[THE EXERCISE] Return the material word for word. Do not include the pictures.

[DATA PROVIDED]
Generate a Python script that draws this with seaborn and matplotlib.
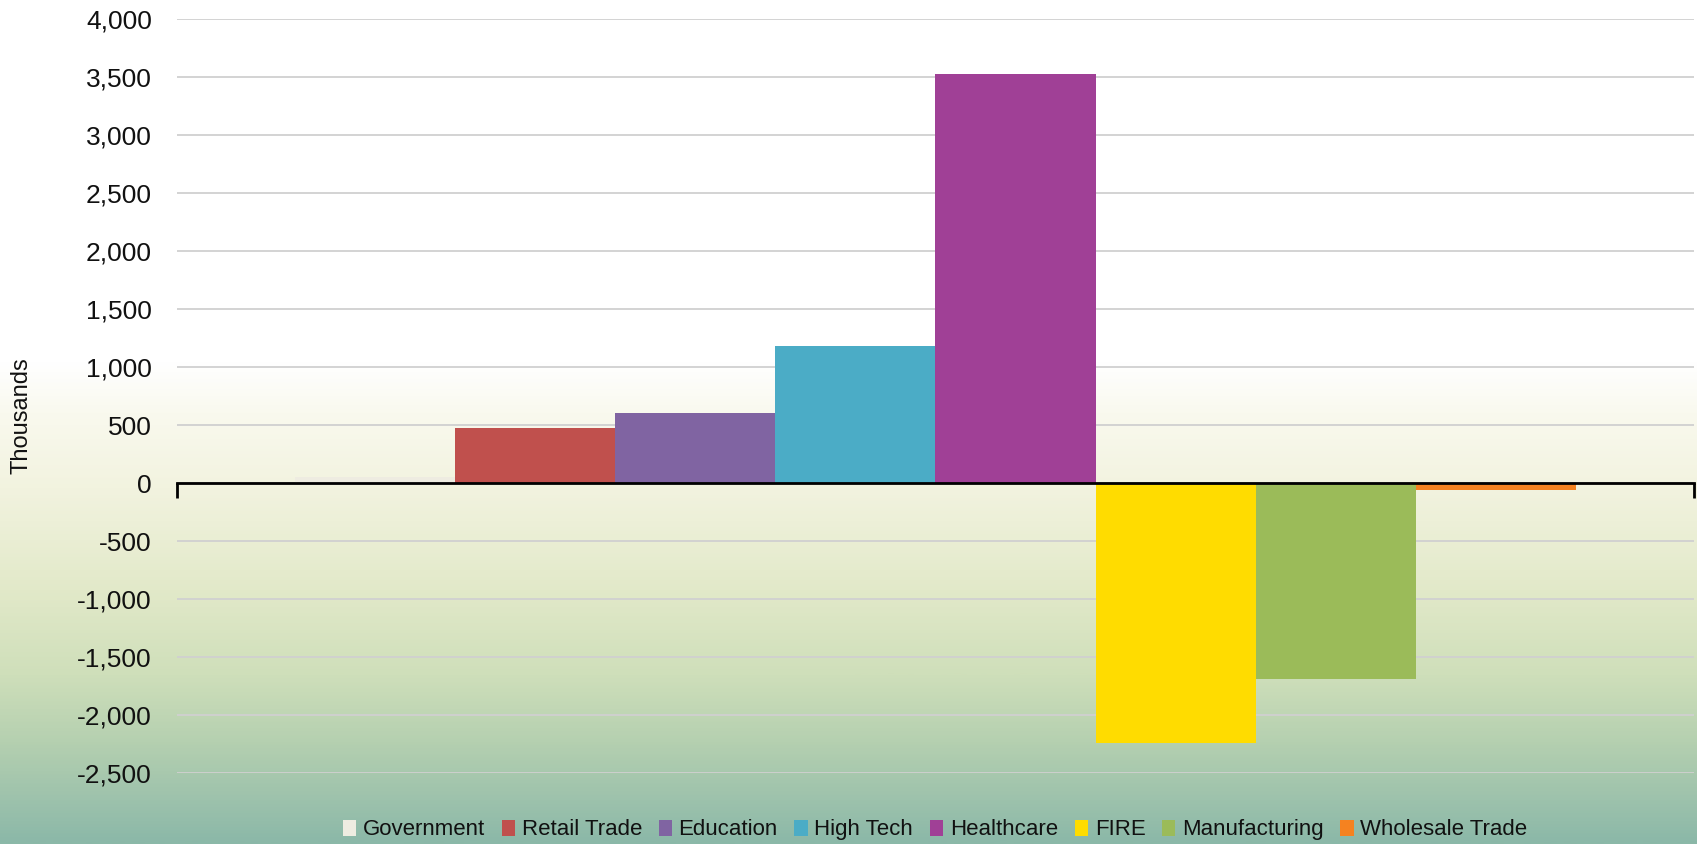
import numpy as np
import pandas as pd
import matplotlib
matplotlib.use("Agg")
import matplotlib.pyplot as plt
import seaborn as sns
from matplotlib.colors import LinearSegmentedColormap
from matplotlib.ticker import FuncFormatter
from matplotlib.patches import Patch

# ---- data ----
sectors = ["Government", "Retail Trade", "Education", "High Tech",
           "Healthcare", "FIRE", "Manufacturing", "Wholesale Trade"]
values = [50, 475, 605, 1180, 3530, -2240, -1690, -60]
colors = ["#EEECE1", "#C0504D", "#8064A2", "#4BACC6",
          "#A04096", "#FFDC00", "#9BBB59", "#F58220"]
group = ["Change"] * len(sectors)
yticks = list(range(-2500, 4001, 500))

sns.set_theme(style="white")
plt.rcParams["font.family"] = ["Liberation Sans", "DejaVu Sans"]

fig = plt.figure(figsize=(16.97, 8.44), dpi=100)

# background gradient over whole figure
bg = fig.add_axes([0, 0, 1, 1], zorder=-10)
stops = [(0.0, "#FFFFFF"), (0.43, "#FFFFFF"), (0.49, "#F9F9EE"),
         (0.58, "#F2F3DF"), (0.70, "#E2E9C9"), (0.80, "#CFDFBA"),
         (0.88, "#B5D0B0"), (0.95, "#9DC2AC"), (1.0, "#8BB8A8")]
cmap = LinearSegmentedColormap.from_list("bg", stops)
grad = np.linspace(0, 1, 800).reshape(-1, 1)
bg.imshow(grad, aspect="auto", cmap=cmap, interpolation="bilinear")
bg.axis("off")

ax = fig.add_axes([0.1043, 0.0838, 0.8939, 0.8933])
ax.patch.set_alpha(0)

df = pd.DataFrame({"group": group, "sector": sectors, "value": values})
sns.barplot(data=df, x="group", y="value", hue="sector", hue_order=sectors,
            palette=colors, width=0.844, saturation=1, errorbar=None,
            linewidth=0, ax=ax, legend=False)

ax.set_xlim(-0.5, 0.5)
ax.set_ylim(-2500, 4000)
ax.set_yticks(yticks)
ax.yaxis.set_major_formatter(FuncFormatter(lambda v, p: f"{v:,.0f}"))
ax.set_xticks([-0.5, 0.5])
ax.set_xticklabels(["", ""])
ax.set_xlabel("")
ax.set_ylabel("")

ax.grid(axis="y", color="#D0D0D0", linewidth=1.3)
ax.grid(axis="x", visible=False)
ax.set_axisbelow(True)

for s in ["left", "right", "top"]:
    ax.spines[s].set_visible(False)
ax.spines["bottom"].set_position(("data", 0))
ax.spines["bottom"].set_color("black")
ax.spines["bottom"].set_linewidth(2.0)
ax.spines["bottom"].set_zorder(5)

ax.tick_params(axis="x", bottom=True, direction="out", length=11,
               width=2.0, color="black")
ax.tick_params(axis="y", left=False, length=0, pad=18, labelsize=19,
               labelcolor="#111111")

fig.text(22 / 1697, 1 - 416 / 844, "Thousands", rotation=90,
         va="center", ha="center", fontsize=17, color="#111111")

handles = [Patch(facecolor=c, edgecolor="none") for c in colors]
fig.legend(handles, sectors, loc="center", bbox_to_anchor=(0.551, 0.0166),
           ncol=len(sectors), frameon=False, fontsize=16,
           handlelength=0.6, handleheight=0.75, handletextpad=0.3,
           columnspacing=0.75, labelcolor="#111111")

fig.savefig("out.png", dpi=100)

[TASK RESULT]
Generate a Python script that draws this with seaborn and matplotlib.
import numpy as np
import pandas as pd
import matplotlib
matplotlib.use("Agg")
import matplotlib.pyplot as plt
import seaborn as sns
from matplotlib.colors import LinearSegmentedColormap
from matplotlib.ticker import FuncFormatter
from matplotlib.patches import Patch

# ---- data ----
sectors = ["Government", "Retail Trade", "Education", "High Tech",
           "Healthcare", "FIRE", "Manufacturing", "Wholesale Trade"]
values = [50, 475, 605, 1180, 3530, -2240, -1690, -60]
colors = ["#EEECE1", "#C0504D", "#8064A2", "#4BACC6",
          "#A04096", "#FFDC00", "#9BBB59", "#F58220"]
group = ["Change"] * len(sectors)
yticks = list(range(-2500, 4001, 500))

sns.set_theme(style="white")
plt.rcParams["font.family"] = ["Liberation Sans", "DejaVu Sans"]

fig = plt.figure(figsize=(16.97, 8.44), dpi=100)

# background gradient over whole figure
bg = fig.add_axes([0, 0, 1, 1], zorder=-10)
stops = [(0.0, "#FFFFFF"), (0.43, "#FFFFFF"), (0.49, "#F9F9EE"),
         (0.58, "#F2F3DF"), (0.70, "#E2E9C9"), (0.80, "#CFDFBA"),
         (0.88, "#B5D0B0"), (0.95, "#9DC2AC"), (1.0, "#8BB8A8")]
cmap = LinearSegmentedColormap.from_list("bg", stops)
grad = np.linspace(0, 1, 800).reshape(-1, 1)
bg.imshow(grad, aspect="auto", cmap=cmap, interpolation="bilinear")
bg.axis("off")

ax = fig.add_axes([0.1043, 0.0838, 0.8939, 0.8933])
ax.patch.set_alpha(0)

df = pd.DataFrame({"group": group, "sector": sectors, "value": values})
sns.barplot(data=df, x="group", y="value", hue="sector", hue_order=sectors,
            palette=colors, width=0.844, saturation=1, errorbar=None,
            linewidth=0, ax=ax, legend=False)

ax.set_xlim(-0.5, 0.5)
ax.set_ylim(-2500, 4000)
ax.set_yticks(yticks)
ax.yaxis.set_major_formatter(FuncFormatter(lambda v, p: f"{v:,.0f}"))
ax.set_xticks([-0.5, 0.5])
ax.set_xticklabels(["", ""])
ax.set_xlabel("")
ax.set_ylabel("")

ax.grid(axis="y", color="#D0D0D0", linewidth=1.3)
ax.grid(axis="x", visible=False)
ax.set_axisbelow(True)

for s in ["left", "right", "top"]:
    ax.spines[s].set_visible(False)
ax.spines["bottom"].set_position(("data", 0))
ax.spines["bottom"].set_color("black")
ax.spines["bottom"].set_linewidth(2.0)
ax.spines["bottom"].set_zorder(5)

ax.tick_params(axis="x", bottom=True, direction="out", length=11,
               width=2.0, color="black")
ax.tick_params(axis="y", left=False, length=0, pad=18, labelsize=19,
               labelcolor="#111111")

fig.text(22 / 1697, 1 - 416 / 844, "Thousands", rotation=90,
         va="center", ha="center", fontsize=17, color="#111111")

handles = [Patch(facecolor=c, edgecolor="none") for c in colors]
fig.legend(handles, sectors, loc="center", bbox_to_anchor=(0.551, 0.0166),
           ncol=len(sectors), frameon=False, fontsize=16,
           handlelength=0.6, handleheight=0.75, handletextpad=0.3,
           columnspacing=0.75, labelcolor="#111111")

fig.savefig("out.png", dpi=100)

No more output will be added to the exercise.